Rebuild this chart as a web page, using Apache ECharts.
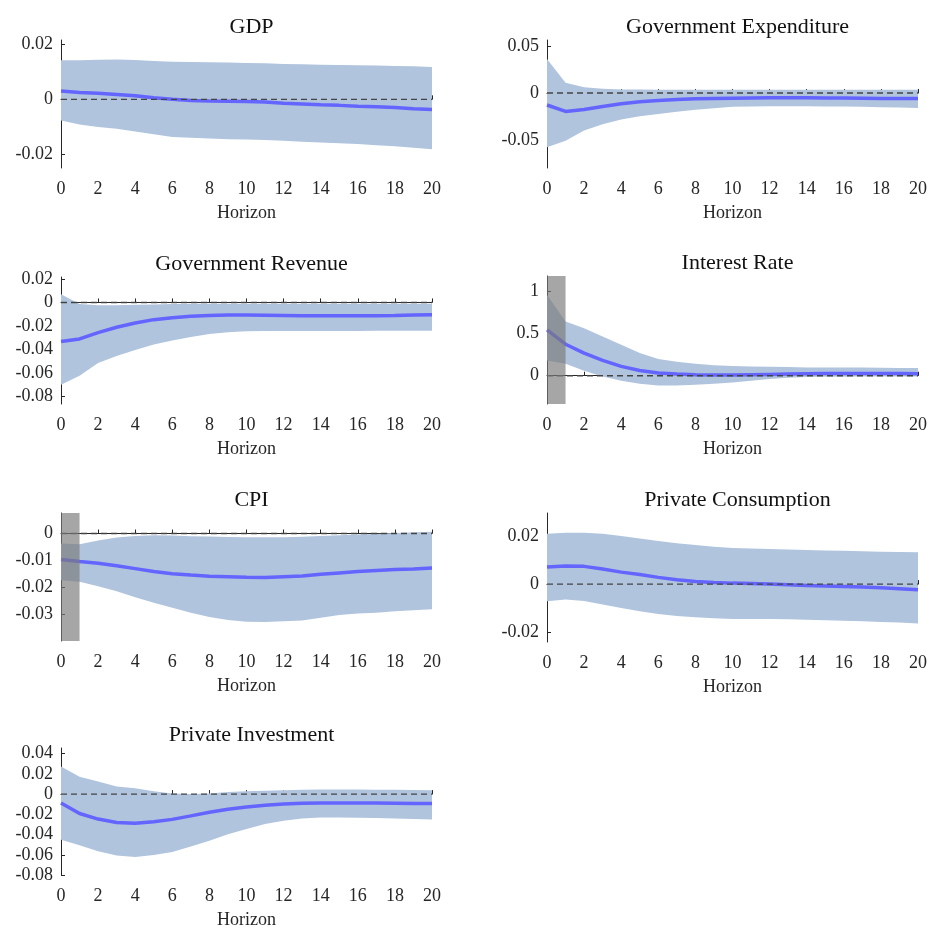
<!DOCTYPE html>
<html>
<head>
<meta charset="utf-8">
<script src="https://cdn.jsdelivr.net/npm/echarts@6/dist/echarts.min.js"></script>
<style>
  html, body { margin: 0; padding: 0; background: #fff; }
  #chart { width: 930px; height: 930px; }
</style>
</head>
<body>
<div id="chart"></div>
<script>
const horizon = [0, 1, 2, 3, 4, 5, 6, 7, 8, 9, 10, 11, 12, 13, 14, 15, 16, 17, 18, 19, 20]

const titles = ['GDP', 'Government Expenditure', 'Government Revenue', 'Interest Rate', 'CPI', 'Private Consumption', 'Private Investment']

const gdpMid = [0.0030, 0.0025, 0.0022, 0.0018, 0.0013, 0.0006, 0.0000, -0.0004, -0.0006, -0.0007, -0.0008, -0.0010, -0.0014, -0.0017, -0.0020, -0.0022, -0.0025, -0.0027, -0.0030, -0.0034, -0.0037]
const gdpHi = [0.0142, 0.0142, 0.0144, 0.0145, 0.0143, 0.0140, 0.0137, 0.0136, 0.0135, 0.0134, 0.0132, 0.0131, 0.0129, 0.0128, 0.0126, 0.0125, 0.0124, 0.0123, 0.0121, 0.0120, 0.0118]
const gdpLo = [-0.0077, -0.0092, -0.0101, -0.0107, -0.0117, -0.0127, -0.0137, -0.0140, -0.0143, -0.0145, -0.0146, -0.0148, -0.0151, -0.0154, -0.0157, -0.0160, -0.0163, -0.0167, -0.0171, -0.0176, -0.0182]

const gexpMid = [-0.0128, -0.0197, -0.0176, -0.0145, -0.0114, -0.0093, -0.0079, -0.0069, -0.0062, -0.0058, -0.0055, -0.0053, -0.0052, -0.0052, -0.0052, -0.0053, -0.0054, -0.0056, -0.0058, -0.0059, -0.0059]
const gexpHi = [0.0362, 0.0110, 0.0062, 0.0045, 0.0038, 0.0036, 0.0034, 0.0034, 0.0034, 0.0034, 0.0034, 0.0034, 0.0034, 0.0034, 0.0034, 0.0034, 0.0034, 0.0034, 0.0034, 0.0034, 0.0034]
const gexpLo = [-0.0580, -0.0510, -0.0400, -0.0334, -0.0283, -0.0248, -0.0224, -0.0200, -0.0179, -0.0162, -0.0148, -0.0143, -0.0141, -0.0141, -0.0141, -0.0143, -0.0145, -0.0148, -0.0152, -0.0156, -0.0159]

const grevMid = [-0.0332, -0.0310, -0.0256, -0.0211, -0.0175, -0.0146, -0.0130, -0.0118, -0.0110, -0.0107, -0.0107, -0.0108, -0.0110, -0.0112, -0.0113, -0.0113, -0.0113, -0.0112, -0.0110, -0.0107, -0.0104]
const grevHi = [0.0070, -0.0014, -0.0023, -0.0023, -0.0020, -0.0017, -0.0014, -0.0012, -0.0011, -0.0011, -0.0011, -0.0011, -0.0011, -0.0011, -0.0011, -0.0011, -0.0011, -0.0011, -0.0011, -0.0011, -0.0011]
const grevLo = [-0.0699, -0.0623, -0.0515, -0.0454, -0.0403, -0.0358, -0.0324, -0.0293, -0.0268, -0.0254, -0.0245, -0.0243, -0.0242, -0.0242, -0.0242, -0.0242, -0.0242, -0.0241, -0.0240, -0.0240, -0.0240]

const rateMid = [0.545, 0.375, 0.269, 0.182, 0.111, 0.063, 0.032, 0.020, 0.012, 0.008, 0.008, 0.012, 0.016, 0.020, 0.024, 0.026, 0.028, 0.028, 0.028, 0.026, 0.024]
const rateHi = [0.960, 0.644, 0.565, 0.466, 0.368, 0.269, 0.200, 0.166, 0.142, 0.126, 0.115, 0.110, 0.107, 0.103, 0.099, 0.099, 0.099, 0.097, 0.095, 0.093, 0.091]
const rateLo = [0.182, 0.142, 0.059, -0.008, -0.059, -0.095, -0.115, -0.117, -0.107, -0.095, -0.079, -0.059, -0.040, -0.024, -0.016, -0.013, -0.012, -0.010, -0.008, -0.008, -0.008]

const cpiMid = [-0.0096, -0.0104, -0.0110, -0.0119, -0.0130, -0.0141, -0.0149, -0.0154, -0.0158, -0.0160, -0.0162, -0.0163, -0.0160, -0.0157, -0.0151, -0.0146, -0.0141, -0.0137, -0.0133, -0.0131, -0.0128]
const cpiHi = [-0.0037, -0.0040, -0.0026, -0.0015, -0.0009, -0.0006, -0.0007, -0.0010, -0.0011, -0.0013, -0.0014, -0.0014, -0.0014, -0.0012, -0.0009, -0.0006, -0.0004, -0.0002, 0.0002, 0.0005, 0.0007]
const cpiLo = [-0.0173, -0.0179, -0.0195, -0.0214, -0.0236, -0.0256, -0.0275, -0.0293, -0.0309, -0.0320, -0.0327, -0.0328, -0.0325, -0.0322, -0.0312, -0.0302, -0.0296, -0.0293, -0.0288, -0.0284, -0.0280]

const consMid = [0.0071, 0.0076, 0.0074, 0.0063, 0.0050, 0.0040, 0.0028, 0.0018, 0.0011, 0.0007, 0.0004, 0.0002, 0.0000, -0.0003, -0.0006, -0.0008, -0.0010, -0.0012, -0.0015, -0.0019, -0.0024]
const consHi = [0.0210, 0.0214, 0.0214, 0.0210, 0.0201, 0.0190, 0.0180, 0.0171, 0.0163, 0.0156, 0.0151, 0.0149, 0.0147, 0.0144, 0.0142, 0.0140, 0.0139, 0.0137, 0.0135, 0.0134, 0.0133]
const consLo = [-0.0072, -0.0064, -0.0071, -0.0085, -0.0100, -0.0114, -0.0125, -0.0133, -0.0139, -0.0143, -0.0146, -0.0146, -0.0146, -0.0147, -0.0149, -0.0151, -0.0153, -0.0155, -0.0158, -0.0161, -0.0165]

const invMid = [-0.0088, -0.0192, -0.0247, -0.0280, -0.0289, -0.0273, -0.0250, -0.0215, -0.0179, -0.0150, -0.0127, -0.0111, -0.0098, -0.0091, -0.0088, -0.0088, -0.0088, -0.0089, -0.0091, -0.0093, -0.0094]
const invHi = [0.0273, 0.0172, 0.0124, 0.0075, 0.0059, 0.0029, 0.0007, 0.0000, 0.0007, 0.0020, 0.0029, 0.0034, 0.0039, 0.0043, 0.0046, 0.0046, 0.0046, 0.0044, 0.0042, 0.0040, 0.0039]
const invLo = [-0.0452, -0.0507, -0.0566, -0.0608, -0.0621, -0.0602, -0.0572, -0.0517, -0.0462, -0.0397, -0.0345, -0.0296, -0.0263, -0.0241, -0.0231, -0.0231, -0.0234, -0.0237, -0.0241, -0.0245, -0.0250]

// y tick values per panel
const gdpTicks = [-0.02, 0, 0.02]
const gexpTicks = [-0.05, 0, 0.05]
const grevTicks = [-0.08, -0.06, -0.04, -0.02, 0, 0.02]
const rateTicks = [0, 0.5, 1]
const cpiTicks = [-0.03, -0.02, -0.01, 0]
const consTicks = [-0.02, 0, 0.02]
const invTicks = [-0.08, -0.06, -0.04, -0.02, 0, 0.02, 0.04]

// shock period shaded on the policy-rate and CPI panels
const shockStart = 0
const shockEnd = 1

const mids = [gdpMid, gexpMid, grevMid, rateMid, cpiMid, consMid, invMid]
const his = [gdpHi, gexpHi, grevHi, rateHi, cpiHi, consHi, invHi]
const los = [gdpLo, gexpLo, grevLo, rateLo, cpiLo, consLo, invLo]
const ticks = [gdpTicks, gexpTicks, grevTicks, rateTicks, cpiTicks, consTicks, invTicks]
const yRange = [[-0.025, 0.0216], [-0.08, 0.0565], [-0.0862, 0.0216], [-0.336, 1.186], [-0.0398, 0.0076], [-0.0242, 0.0297], [-0.08, 0.0456]]
const shockPanels = [3, 4]

const layout = [
  { left: 61, top: 40, height: 128 },
  { left: 547, top: 40, height: 128 },
  { left: 61, top: 277, height: 127 },
  { left: 547, top: 276, height: 128 },
  { left: 61, top: 513, height: 128 },
  { left: 547, top: 513, height: 129 },
  { left: 61, top: 748, height: 130 }
]

const font = 'Liberation Serif'
const ink = '#262626'

const chart = echarts.init(document.getElementById('chart'))

const grid = layout.map(g => ({ left: g.left, top: g.top, width: 371, height: g.height }))

const title = titles.map((t, i) => ({
  text: t,
  left: layout[i].left + 185.5,
  top: layout[i].top - 29,
  textAlign: 'center',
  textStyle: { fontFamily: font, fontSize: 22, fontWeight: 'normal', color: '#111' }
}))

const xAxis = titles.map((t, i) => ({
  type: 'value',
  gridIndex: i,
  min: 0,
  max: 20,
  interval: 2,
  name: 'Horizon',
  nameLocation: 'middle',
  nameGap: 36,
  nameTextStyle: { fontFamily: font, fontSize: 18, color: ink },
  axisLine: { lineStyle: { color: ink, width: 1 } },
  axisTick: { inside: true, length: 4, lineStyle: { color: ink } },
  axisLabel: { fontFamily: font, fontSize: 18, color: ink, margin: 12 },
  splitLine: { show: false }
}))

const yAxis = titles.map((t, i) => ({
  type: 'value',
  gridIndex: i,
  min: yRange[i][0],
  max: yRange[i][1],
  axisLine: { show: true, lineStyle: { color: ink, width: 1 } },
  axisTick: { show: true, inside: true, length: 4, customValues: ticks[i], lineStyle: { color: ink } },
  axisLabel: {
    fontFamily: font, fontSize: 18, color: ink, margin: 8,
    customValues: ticks[i],
    formatter: v => String(+v.toFixed(3))
  },
  splitLine: { show: false }
}))

const pairs = arr => horizon.map((h, k) => [h, arr[k]])

const series = []
titles.forEach((t, i) => {
  // credible band as one polygon, lower edge forward then upper edge back
  series.push({
    type: 'custom', xAxisIndex: i, yAxisIndex: i,
    data: horizon.map((h, k) => [h, los[i][k], his[i][k]]),
    encode: { x: 0, y: [1, 2] },
    silent: true, z: 1,
    renderItem: (params, api) => {
      if (params.dataIndex !== 0) return
      const lower = horizon.map((h, k) => api.coord([h, los[i][k]]))
      const upper = horizon.map((h, k) => api.coord([h, his[i][k]])).reverse()
      return {
        type: 'polygon',
        shape: { points: lower.concat(upper) },
        style: { fill: '#b0c4de' }
      }
    }
  })
  series.push({
    type: 'line', xAxisIndex: i, yAxisIndex: i,
    data: pairs(mids[i]),
    symbol: 'none', lineStyle: { color: '#6464ff', width: 3.5 }, z: 3
  })
  series.push({
    type: 'line', xAxisIndex: i, yAxisIndex: i,
    data: [[0, 0], [20, 0]],
    symbol: 'none', lineStyle: { color: '#444', width: 1.4, type: [6, 4] }, z: 4
  })
  if (shockPanels.includes(i)) {
    series.push({
      type: 'custom', xAxisIndex: i, yAxisIndex: i,
      data: [[shockStart, shockEnd]],
      silent: true, z: 10,
      renderItem: (params, api) => {
        const p0 = api.coord([api.value(0), yRange[i][1]])
        const p1 = api.coord([api.value(1), yRange[i][0]])
        return {
          type: 'rect',
          shape: { x: p0[0], y: p0[1], width: p1[0] - p0[0], height: p1[1] - p0[1] },
          style: { fill: 'rgba(122,122,122,0.67)' }
        }
      }
    })
  }
})

chart.setOption({
  animation: false,
  title,
  grid,
  xAxis,
  yAxis,
  series
})
</script>
</body>
</html>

☆ ☆ ☆ ☆ ☆

- TASK TO CARRY OUT: In the data above, please extract the lines from the first one through the line with "-0.0152, -0.0156, -0.0159]", exactly, and keep pictures out.

- RESPONSE:
Rebuild this chart as a web page, using Apache ECharts.
<!DOCTYPE html>
<html>
<head>
<meta charset="utf-8">
<script src="https://cdn.jsdelivr.net/npm/echarts@6/dist/echarts.min.js"></script>
<style>
  html, body { margin: 0; padding: 0; background: #fff; }
  #chart { width: 930px; height: 930px; }
</style>
</head>
<body>
<div id="chart"></div>
<script>
const horizon = [0, 1, 2, 3, 4, 5, 6, 7, 8, 9, 10, 11, 12, 13, 14, 15, 16, 17, 18, 19, 20]

const titles = ['GDP', 'Government Expenditure', 'Government Revenue', 'Interest Rate', 'CPI', 'Private Consumption', 'Private Investment']

const gdpMid = [0.0030, 0.0025, 0.0022, 0.0018, 0.0013, 0.0006, 0.0000, -0.0004, -0.0006, -0.0007, -0.0008, -0.0010, -0.0014, -0.0017, -0.0020, -0.0022, -0.0025, -0.0027, -0.0030, -0.0034, -0.0037]
const gdpHi = [0.0142, 0.0142, 0.0144, 0.0145, 0.0143, 0.0140, 0.0137, 0.0136, 0.0135, 0.0134, 0.0132, 0.0131, 0.0129, 0.0128, 0.0126, 0.0125, 0.0124, 0.0123, 0.0121, 0.0120, 0.0118]
const gdpLo = [-0.0077, -0.0092, -0.0101, -0.0107, -0.0117, -0.0127, -0.0137, -0.0140, -0.0143, -0.0145, -0.0146, -0.0148, -0.0151, -0.0154, -0.0157, -0.0160, -0.0163, -0.0167, -0.0171, -0.0176, -0.0182]

const gexpMid = [-0.0128, -0.0197, -0.0176, -0.0145, -0.0114, -0.0093, -0.0079, -0.0069, -0.0062, -0.0058, -0.0055, -0.0053, -0.0052, -0.0052, -0.0052, -0.0053, -0.0054, -0.0056, -0.0058, -0.0059, -0.0059]
const gexpHi = [0.0362, 0.0110, 0.0062, 0.0045, 0.0038, 0.0036, 0.0034, 0.0034, 0.0034, 0.0034, 0.0034, 0.0034, 0.0034, 0.0034, 0.0034, 0.0034, 0.0034, 0.0034, 0.0034, 0.0034, 0.0034]
const gexpLo = [-0.0580, -0.0510, -0.0400, -0.0334, -0.0283, -0.0248, -0.0224, -0.0200, -0.0179, -0.0162, -0.0148, -0.0143, -0.0141, -0.0141, -0.0141, -0.0143, -0.0145, -0.0148, -0.0152, -0.0156, -0.0159]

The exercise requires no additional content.